───── DATA ENTRIES

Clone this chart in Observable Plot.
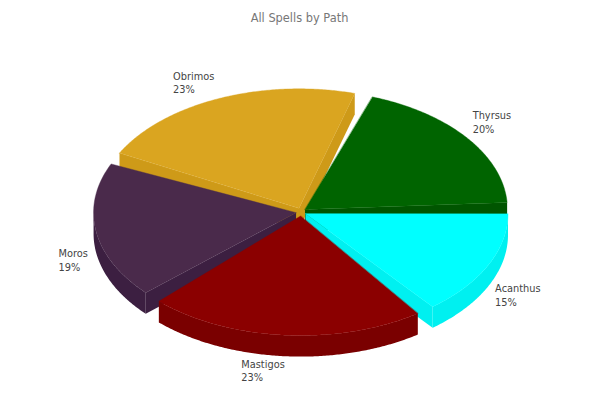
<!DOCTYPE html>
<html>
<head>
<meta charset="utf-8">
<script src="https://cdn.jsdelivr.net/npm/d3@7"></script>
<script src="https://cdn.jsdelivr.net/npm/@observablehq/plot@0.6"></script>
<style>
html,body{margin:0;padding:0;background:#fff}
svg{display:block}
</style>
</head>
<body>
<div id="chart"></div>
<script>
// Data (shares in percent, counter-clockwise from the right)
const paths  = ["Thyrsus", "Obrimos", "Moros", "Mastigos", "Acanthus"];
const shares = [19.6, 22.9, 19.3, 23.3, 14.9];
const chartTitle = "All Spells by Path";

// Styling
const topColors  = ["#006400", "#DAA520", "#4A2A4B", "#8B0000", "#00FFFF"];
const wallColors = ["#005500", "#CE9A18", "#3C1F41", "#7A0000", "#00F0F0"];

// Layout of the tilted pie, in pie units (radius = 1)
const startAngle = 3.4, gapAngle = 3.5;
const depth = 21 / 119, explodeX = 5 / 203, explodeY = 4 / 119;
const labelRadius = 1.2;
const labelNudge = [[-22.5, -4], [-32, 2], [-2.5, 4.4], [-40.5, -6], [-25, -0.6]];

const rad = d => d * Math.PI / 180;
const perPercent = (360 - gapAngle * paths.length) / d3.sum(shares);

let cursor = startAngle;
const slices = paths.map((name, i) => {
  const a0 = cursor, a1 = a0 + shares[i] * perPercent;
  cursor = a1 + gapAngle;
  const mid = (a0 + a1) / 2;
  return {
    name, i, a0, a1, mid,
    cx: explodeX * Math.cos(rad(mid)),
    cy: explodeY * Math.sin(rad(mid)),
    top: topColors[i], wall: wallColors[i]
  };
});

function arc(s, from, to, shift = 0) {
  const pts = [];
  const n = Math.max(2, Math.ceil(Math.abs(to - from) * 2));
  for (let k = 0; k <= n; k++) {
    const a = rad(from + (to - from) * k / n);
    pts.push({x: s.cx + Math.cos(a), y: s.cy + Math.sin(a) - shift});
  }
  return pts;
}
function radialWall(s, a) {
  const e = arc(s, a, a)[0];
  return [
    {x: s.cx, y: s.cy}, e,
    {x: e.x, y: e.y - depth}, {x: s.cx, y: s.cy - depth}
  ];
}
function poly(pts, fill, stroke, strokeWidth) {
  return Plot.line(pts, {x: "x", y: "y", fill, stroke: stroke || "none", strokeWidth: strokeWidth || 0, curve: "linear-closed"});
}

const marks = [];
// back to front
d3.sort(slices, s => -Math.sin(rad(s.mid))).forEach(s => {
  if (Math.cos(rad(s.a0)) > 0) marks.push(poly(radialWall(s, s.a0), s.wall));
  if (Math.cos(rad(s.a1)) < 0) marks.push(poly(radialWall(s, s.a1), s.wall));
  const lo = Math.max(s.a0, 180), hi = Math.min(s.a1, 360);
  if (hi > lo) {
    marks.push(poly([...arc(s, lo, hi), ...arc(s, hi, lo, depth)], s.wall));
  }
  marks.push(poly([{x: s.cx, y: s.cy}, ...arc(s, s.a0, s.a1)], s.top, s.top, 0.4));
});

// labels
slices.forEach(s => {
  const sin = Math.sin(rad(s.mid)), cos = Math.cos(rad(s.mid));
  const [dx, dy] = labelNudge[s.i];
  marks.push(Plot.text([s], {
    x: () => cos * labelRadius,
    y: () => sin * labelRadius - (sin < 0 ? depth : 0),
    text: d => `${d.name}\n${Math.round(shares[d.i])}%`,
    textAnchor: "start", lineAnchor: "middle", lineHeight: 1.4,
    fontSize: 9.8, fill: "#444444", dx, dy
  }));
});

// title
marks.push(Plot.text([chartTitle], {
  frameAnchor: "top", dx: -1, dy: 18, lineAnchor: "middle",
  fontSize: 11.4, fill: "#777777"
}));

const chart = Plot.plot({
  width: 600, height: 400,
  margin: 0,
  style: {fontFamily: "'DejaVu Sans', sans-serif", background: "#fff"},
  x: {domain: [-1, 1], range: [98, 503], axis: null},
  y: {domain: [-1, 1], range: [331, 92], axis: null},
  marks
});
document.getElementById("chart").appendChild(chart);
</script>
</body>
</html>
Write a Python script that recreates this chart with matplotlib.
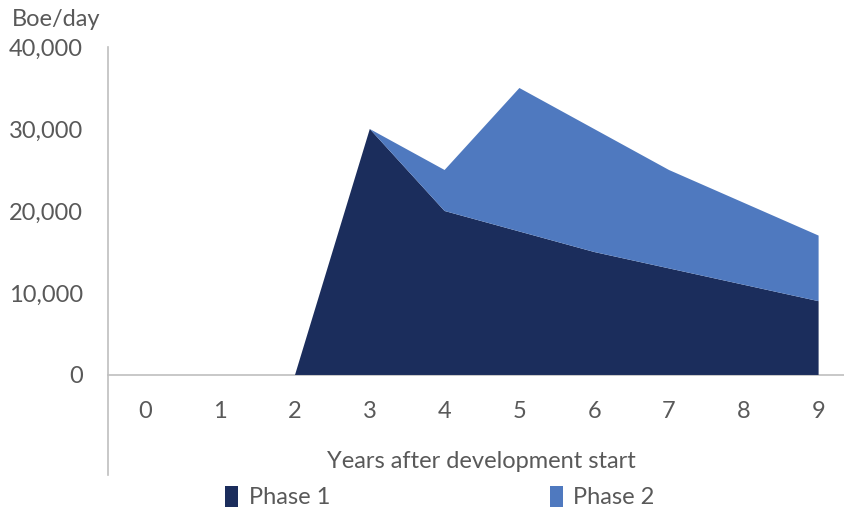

──────────

=== EXERCISE PROMPT ===
Retype all the records shown above, character for character. Omit every picture.

=== RESPONSE TO THE EXERCISE ===
Clone this chart in Observable Plot.
<!DOCTYPE html>
<html>
<head>
<meta charset="utf-8">
<script src="https://cdn.jsdelivr.net/npm/d3@7"></script>
<script src="https://cdn.jsdelivr.net/npm/@observablehq/plot@0.6"></script>
<style>
html,body{margin:0;padding:0;background:#fff}
svg{display:block}
</style>
</head>
<body>
<div id="chart"></div>
<script>
// Data (shares in percent, counter-clockwise from the right)
const paths  = ["Thyrsus", "Obrimos", "Moros", "Mastigos", "Acanthus"];
const shares = [19.6, 22.9, 19.3, 23.3, 14.9];
const chartTitle = "All Spells by Path";

// Styling
const topColors  = ["#006400", "#DAA520", "#4A2A4B", "#8B0000", "#00FFFF"];
const wallColors = ["#005500", "#CE9A18", "#3C1F41", "#7A0000", "#00F0F0"];

// Layout of the tilted pie, in pie units (radius = 1)
const startAngle = 3.4, gapAngle = 3.5;
const depth = 21 / 119, explodeX = 5 / 203, explodeY = 4 / 119;
const labelRadius = 1.2;
const labelNudge = [[-22.5, -4], [-32, 2], [-2.5, 4.4], [-40.5, -6], [-25, -0.6]];

const rad = d => d * Math.PI / 180;
const perPercent = (360 - gapAngle * paths.length) / d3.sum(shares);

let cursor = startAngle;
const slices = paths.map((name, i) => {
  const a0 = cursor, a1 = a0 + shares[i] * perPercent;
  cursor = a1 + gapAngle;
  const mid = (a0 + a1) / 2;
  return {
    name, i, a0, a1, mid,
    cx: explodeX * Math.cos(rad(mid)),
    cy: explodeY * Math.sin(rad(mid)),
    top: topColors[i], wall: wallColors[i]
  };
});

function arc(s, from, to, shift = 0) {
  const pts = [];
  const n = Math.max(2, Math.ceil(Math.abs(to - from) * 2));
  for (let k = 0; k <= n; k++) {
    const a = rad(from + (to - from) * k / n);
    pts.push({x: s.cx + Math.cos(a), y: s.cy + Math.sin(a) - shift});
  }
  return pts;
}
function radialWall(s, a) {
  const e = arc(s, a, a)[0];
  return [
    {x: s.cx, y: s.cy}, e,
    {x: e.x, y: e.y - depth}, {x: s.cx, y: s.cy - depth}
  ];
}
function poly(pts, fill, stroke, strokeWidth) {
  return Plot.line(pts, {x: "x", y: "y", fill, stroke: stroke || "none", strokeWidth: strokeWidth || 0, curve: "linear-closed"});
}

const marks = [];
// back to front
d3.sort(slices, s => -Math.sin(rad(s.mid))).forEach(s => {
  if (Math.cos(rad(s.a0)) > 0) marks.push(poly(radialWall(s, s.a0), s.wall));
  if (Math.cos(rad(s.a1)) < 0) marks.push(poly(radialWall(s, s.a1), s.wall));
  const lo = Math.max(s.a0, 180), hi = Math.min(s.a1, 360);
  if (hi > lo) {
    marks.push(poly([...arc(s, lo, hi), ...arc(s, hi, lo, depth)], s.wall));
  }
  marks.push(poly([{x: s.cx, y: s.cy}, ...arc(s, s.a0, s.a1)], s.top, s.top, 0.4));
});

// labels
slices.forEach(s => {
  const sin = Math.sin(rad(s.mid)), cos = Math.cos(rad(s.mid));
  const [dx, dy] = labelNudge[s.i];
  marks.push(Plot.text([s], {
    x: () => cos * labelRadius,
    y: () => sin * labelRadius - (sin < 0 ? depth : 0),
    text: d => `${d.name}\n${Math.round(shares[d.i])}%`,
    textAnchor: "start", lineAnchor: "middle", lineHeight: 1.4,
    fontSize: 9.8, fill: "#444444", dx, dy
  }));
});

// title
marks.push(Plot.text([chartTitle], {
  frameAnchor: "top", dx: -1, dy: 18, lineAnchor: "middle",
  fontSize: 11.4, fill: "#777777"
}));

const chart = Plot.plot({
  width: 600, height: 400,
  margin: 0,
  style: {fontFamily: "'DejaVu Sans', sans-serif", background: "#fff"},
  x: {domain: [-1, 1], range: [98, 503], axis: null},
  y: {domain: [-1, 1], range: [331, 92], axis: null},
  marks
});
document.getElementById("chart").appendChild(chart);
</script>
</body>
</html>
Write a Python script that recreates this chart with matplotlib.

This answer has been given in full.